◆ WHAT TO WORK ON ◆
Extract each line where the string "matplotlib" shows up.

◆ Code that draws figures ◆
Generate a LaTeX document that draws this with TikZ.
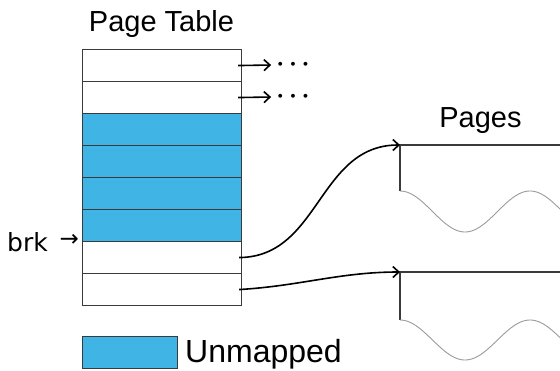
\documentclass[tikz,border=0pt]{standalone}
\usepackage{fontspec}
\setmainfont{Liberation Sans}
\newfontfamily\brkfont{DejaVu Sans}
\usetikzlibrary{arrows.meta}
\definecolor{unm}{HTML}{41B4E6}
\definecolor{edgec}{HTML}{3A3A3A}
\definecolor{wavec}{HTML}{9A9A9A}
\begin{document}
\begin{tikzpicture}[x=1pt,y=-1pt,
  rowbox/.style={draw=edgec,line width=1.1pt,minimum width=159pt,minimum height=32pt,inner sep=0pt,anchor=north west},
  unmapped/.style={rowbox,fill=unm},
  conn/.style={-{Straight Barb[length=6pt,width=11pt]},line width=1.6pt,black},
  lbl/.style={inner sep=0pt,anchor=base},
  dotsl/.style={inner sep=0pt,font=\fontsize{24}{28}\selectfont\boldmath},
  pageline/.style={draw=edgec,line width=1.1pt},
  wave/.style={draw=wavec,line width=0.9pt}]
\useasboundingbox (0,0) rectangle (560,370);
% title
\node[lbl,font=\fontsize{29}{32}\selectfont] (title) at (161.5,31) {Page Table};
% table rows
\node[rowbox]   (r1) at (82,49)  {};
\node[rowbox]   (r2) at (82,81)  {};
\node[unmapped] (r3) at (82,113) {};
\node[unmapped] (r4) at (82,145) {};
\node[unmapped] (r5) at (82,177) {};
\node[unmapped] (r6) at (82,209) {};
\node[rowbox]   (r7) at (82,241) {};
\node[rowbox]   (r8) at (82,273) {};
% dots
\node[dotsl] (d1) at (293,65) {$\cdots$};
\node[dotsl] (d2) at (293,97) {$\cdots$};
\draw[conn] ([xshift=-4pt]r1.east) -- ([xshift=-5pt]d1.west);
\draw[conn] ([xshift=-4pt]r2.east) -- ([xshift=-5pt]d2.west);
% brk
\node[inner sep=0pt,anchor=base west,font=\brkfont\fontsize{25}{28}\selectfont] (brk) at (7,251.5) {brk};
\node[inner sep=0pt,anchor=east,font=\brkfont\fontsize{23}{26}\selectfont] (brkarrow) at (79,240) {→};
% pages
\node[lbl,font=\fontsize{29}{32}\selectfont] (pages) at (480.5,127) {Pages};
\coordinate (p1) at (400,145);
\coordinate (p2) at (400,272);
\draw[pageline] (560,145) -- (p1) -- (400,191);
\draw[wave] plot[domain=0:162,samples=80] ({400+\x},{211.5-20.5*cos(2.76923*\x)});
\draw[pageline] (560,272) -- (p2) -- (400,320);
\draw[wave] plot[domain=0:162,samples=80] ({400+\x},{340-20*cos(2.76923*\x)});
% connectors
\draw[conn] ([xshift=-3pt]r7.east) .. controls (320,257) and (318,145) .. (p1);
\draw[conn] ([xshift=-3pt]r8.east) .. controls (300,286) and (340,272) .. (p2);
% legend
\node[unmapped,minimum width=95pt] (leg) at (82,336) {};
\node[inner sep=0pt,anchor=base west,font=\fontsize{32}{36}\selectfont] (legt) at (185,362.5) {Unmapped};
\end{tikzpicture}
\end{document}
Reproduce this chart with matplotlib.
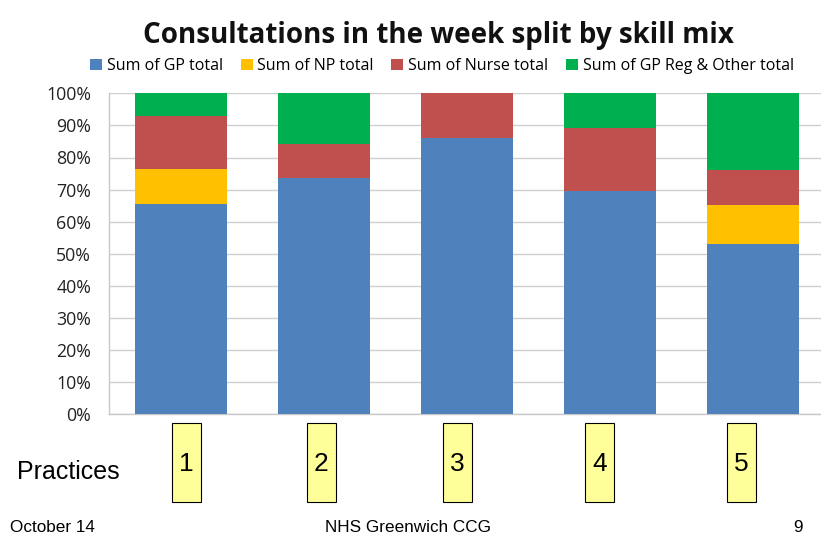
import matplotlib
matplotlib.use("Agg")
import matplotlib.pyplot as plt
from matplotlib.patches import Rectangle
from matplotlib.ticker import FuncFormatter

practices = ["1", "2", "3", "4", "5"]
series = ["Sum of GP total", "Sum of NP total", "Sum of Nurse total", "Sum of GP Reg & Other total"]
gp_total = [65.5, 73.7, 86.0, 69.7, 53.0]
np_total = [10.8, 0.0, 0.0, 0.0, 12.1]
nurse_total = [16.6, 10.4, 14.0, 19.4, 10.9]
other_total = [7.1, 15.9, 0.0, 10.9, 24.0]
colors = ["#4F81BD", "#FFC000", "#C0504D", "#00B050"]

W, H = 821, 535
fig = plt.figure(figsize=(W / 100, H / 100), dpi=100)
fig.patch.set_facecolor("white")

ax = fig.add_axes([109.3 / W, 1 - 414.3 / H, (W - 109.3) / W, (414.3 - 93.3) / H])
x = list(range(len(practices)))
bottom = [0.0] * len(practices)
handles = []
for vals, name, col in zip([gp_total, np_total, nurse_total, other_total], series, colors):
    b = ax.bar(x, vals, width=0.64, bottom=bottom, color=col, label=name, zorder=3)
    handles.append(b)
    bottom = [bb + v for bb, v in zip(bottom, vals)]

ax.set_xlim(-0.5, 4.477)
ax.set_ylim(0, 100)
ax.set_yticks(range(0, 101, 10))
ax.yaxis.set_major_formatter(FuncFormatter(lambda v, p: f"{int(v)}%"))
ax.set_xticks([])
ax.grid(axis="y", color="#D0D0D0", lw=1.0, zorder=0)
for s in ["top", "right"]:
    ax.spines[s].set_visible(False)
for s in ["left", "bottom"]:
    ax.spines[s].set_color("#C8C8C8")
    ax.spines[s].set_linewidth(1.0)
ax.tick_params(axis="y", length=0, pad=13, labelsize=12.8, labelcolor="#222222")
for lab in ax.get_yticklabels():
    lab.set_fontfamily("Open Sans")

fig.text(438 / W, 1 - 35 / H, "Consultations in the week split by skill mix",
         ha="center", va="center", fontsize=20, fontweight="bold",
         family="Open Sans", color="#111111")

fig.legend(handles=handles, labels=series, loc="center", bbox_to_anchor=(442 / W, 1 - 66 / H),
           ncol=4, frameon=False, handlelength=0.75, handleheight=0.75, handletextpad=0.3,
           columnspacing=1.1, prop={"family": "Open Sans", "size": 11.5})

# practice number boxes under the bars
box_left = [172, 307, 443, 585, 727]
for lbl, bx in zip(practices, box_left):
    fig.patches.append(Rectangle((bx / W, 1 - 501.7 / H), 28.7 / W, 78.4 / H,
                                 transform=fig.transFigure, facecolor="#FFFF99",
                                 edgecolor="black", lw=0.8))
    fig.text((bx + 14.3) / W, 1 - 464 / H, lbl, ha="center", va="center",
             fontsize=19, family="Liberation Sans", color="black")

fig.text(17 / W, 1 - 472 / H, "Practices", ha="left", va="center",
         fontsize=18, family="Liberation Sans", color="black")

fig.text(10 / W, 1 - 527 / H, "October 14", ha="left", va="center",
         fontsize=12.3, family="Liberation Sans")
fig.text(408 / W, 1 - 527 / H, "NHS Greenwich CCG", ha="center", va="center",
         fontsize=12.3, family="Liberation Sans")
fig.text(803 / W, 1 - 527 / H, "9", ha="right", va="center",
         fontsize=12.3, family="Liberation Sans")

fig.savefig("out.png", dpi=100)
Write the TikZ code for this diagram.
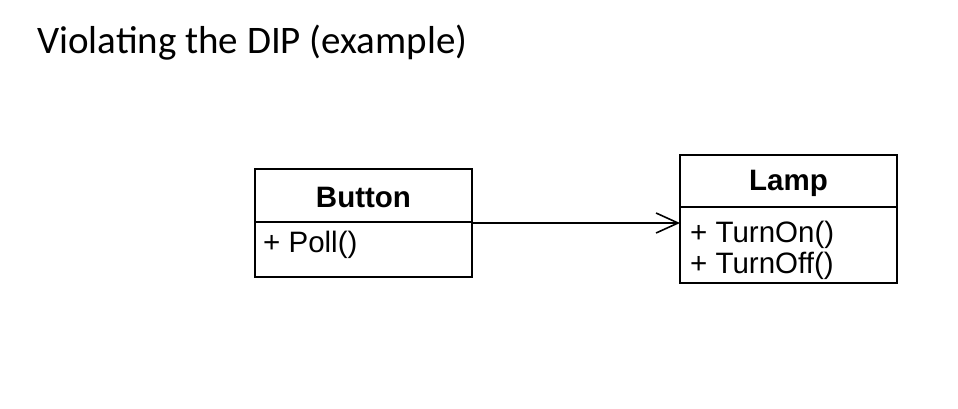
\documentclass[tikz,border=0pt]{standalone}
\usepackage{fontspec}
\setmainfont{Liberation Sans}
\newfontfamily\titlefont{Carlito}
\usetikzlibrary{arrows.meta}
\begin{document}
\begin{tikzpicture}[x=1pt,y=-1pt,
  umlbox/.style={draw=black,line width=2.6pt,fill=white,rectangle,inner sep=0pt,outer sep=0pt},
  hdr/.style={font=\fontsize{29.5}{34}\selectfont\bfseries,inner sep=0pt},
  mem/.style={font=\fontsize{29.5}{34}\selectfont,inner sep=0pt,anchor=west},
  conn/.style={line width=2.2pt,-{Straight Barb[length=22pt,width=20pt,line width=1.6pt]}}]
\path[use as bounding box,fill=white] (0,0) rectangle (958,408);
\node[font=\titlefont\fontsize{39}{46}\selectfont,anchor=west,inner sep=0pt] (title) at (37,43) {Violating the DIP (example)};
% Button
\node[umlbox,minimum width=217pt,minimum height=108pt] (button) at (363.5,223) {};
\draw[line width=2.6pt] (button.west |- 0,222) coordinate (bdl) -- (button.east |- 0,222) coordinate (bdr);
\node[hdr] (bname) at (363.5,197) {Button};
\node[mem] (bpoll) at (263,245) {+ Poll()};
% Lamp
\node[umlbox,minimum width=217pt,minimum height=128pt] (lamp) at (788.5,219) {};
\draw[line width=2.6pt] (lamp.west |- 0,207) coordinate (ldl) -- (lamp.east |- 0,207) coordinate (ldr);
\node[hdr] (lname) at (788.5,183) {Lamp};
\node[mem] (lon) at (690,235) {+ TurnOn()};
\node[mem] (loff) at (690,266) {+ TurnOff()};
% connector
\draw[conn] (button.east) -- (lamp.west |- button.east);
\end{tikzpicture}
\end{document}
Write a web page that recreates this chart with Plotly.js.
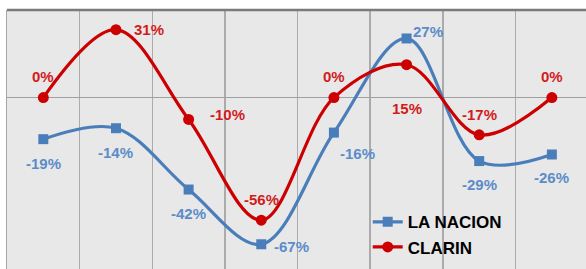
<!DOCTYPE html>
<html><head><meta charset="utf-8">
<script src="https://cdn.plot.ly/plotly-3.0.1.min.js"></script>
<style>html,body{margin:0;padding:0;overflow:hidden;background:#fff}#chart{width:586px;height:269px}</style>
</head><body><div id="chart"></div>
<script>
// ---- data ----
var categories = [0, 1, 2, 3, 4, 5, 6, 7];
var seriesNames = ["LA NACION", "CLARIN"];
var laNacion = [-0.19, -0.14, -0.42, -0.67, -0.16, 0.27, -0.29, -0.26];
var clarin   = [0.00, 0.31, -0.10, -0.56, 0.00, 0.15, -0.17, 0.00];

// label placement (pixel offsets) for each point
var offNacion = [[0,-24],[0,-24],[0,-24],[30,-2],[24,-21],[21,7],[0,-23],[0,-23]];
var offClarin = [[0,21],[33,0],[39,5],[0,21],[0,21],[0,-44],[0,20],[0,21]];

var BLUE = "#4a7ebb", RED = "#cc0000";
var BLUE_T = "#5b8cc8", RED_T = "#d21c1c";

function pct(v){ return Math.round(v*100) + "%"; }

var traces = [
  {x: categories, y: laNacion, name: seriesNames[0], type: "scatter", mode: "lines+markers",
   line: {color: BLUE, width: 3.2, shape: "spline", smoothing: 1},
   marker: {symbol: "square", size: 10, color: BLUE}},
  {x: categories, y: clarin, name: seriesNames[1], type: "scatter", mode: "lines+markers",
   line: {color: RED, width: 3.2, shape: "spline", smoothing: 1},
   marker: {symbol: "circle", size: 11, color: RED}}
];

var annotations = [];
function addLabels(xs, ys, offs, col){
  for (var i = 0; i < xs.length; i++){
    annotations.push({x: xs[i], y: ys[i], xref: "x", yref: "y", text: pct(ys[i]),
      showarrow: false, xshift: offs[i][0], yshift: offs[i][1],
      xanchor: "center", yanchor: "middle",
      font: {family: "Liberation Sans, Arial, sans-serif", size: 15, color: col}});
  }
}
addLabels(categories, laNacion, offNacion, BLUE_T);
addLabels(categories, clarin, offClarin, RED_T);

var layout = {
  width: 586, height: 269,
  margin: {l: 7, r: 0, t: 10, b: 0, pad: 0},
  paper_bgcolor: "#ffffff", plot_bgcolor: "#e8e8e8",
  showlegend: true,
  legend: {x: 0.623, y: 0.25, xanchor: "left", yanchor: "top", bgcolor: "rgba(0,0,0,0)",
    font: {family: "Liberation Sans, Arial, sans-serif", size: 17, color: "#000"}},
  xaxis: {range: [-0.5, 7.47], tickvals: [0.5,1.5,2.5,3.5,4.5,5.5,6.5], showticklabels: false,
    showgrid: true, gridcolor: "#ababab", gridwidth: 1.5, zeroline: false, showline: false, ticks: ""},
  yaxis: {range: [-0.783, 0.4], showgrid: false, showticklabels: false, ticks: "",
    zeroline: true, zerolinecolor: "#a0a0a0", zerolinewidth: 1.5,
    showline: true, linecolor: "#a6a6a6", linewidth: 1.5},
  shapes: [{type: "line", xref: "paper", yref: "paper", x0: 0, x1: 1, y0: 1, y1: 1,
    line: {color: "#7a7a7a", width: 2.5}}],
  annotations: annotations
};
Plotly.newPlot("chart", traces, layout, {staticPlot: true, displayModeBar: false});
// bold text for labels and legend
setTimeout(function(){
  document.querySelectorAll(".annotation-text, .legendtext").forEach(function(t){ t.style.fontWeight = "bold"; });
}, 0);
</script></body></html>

◆ ANSWER BELOW ◆
Reproduce this chart with matplotlib.
import matplotlib
matplotlib.use("Agg")
import matplotlib.pyplot as plt
from matplotlib.patches import Rectangle
from matplotlib.ticker import FuncFormatter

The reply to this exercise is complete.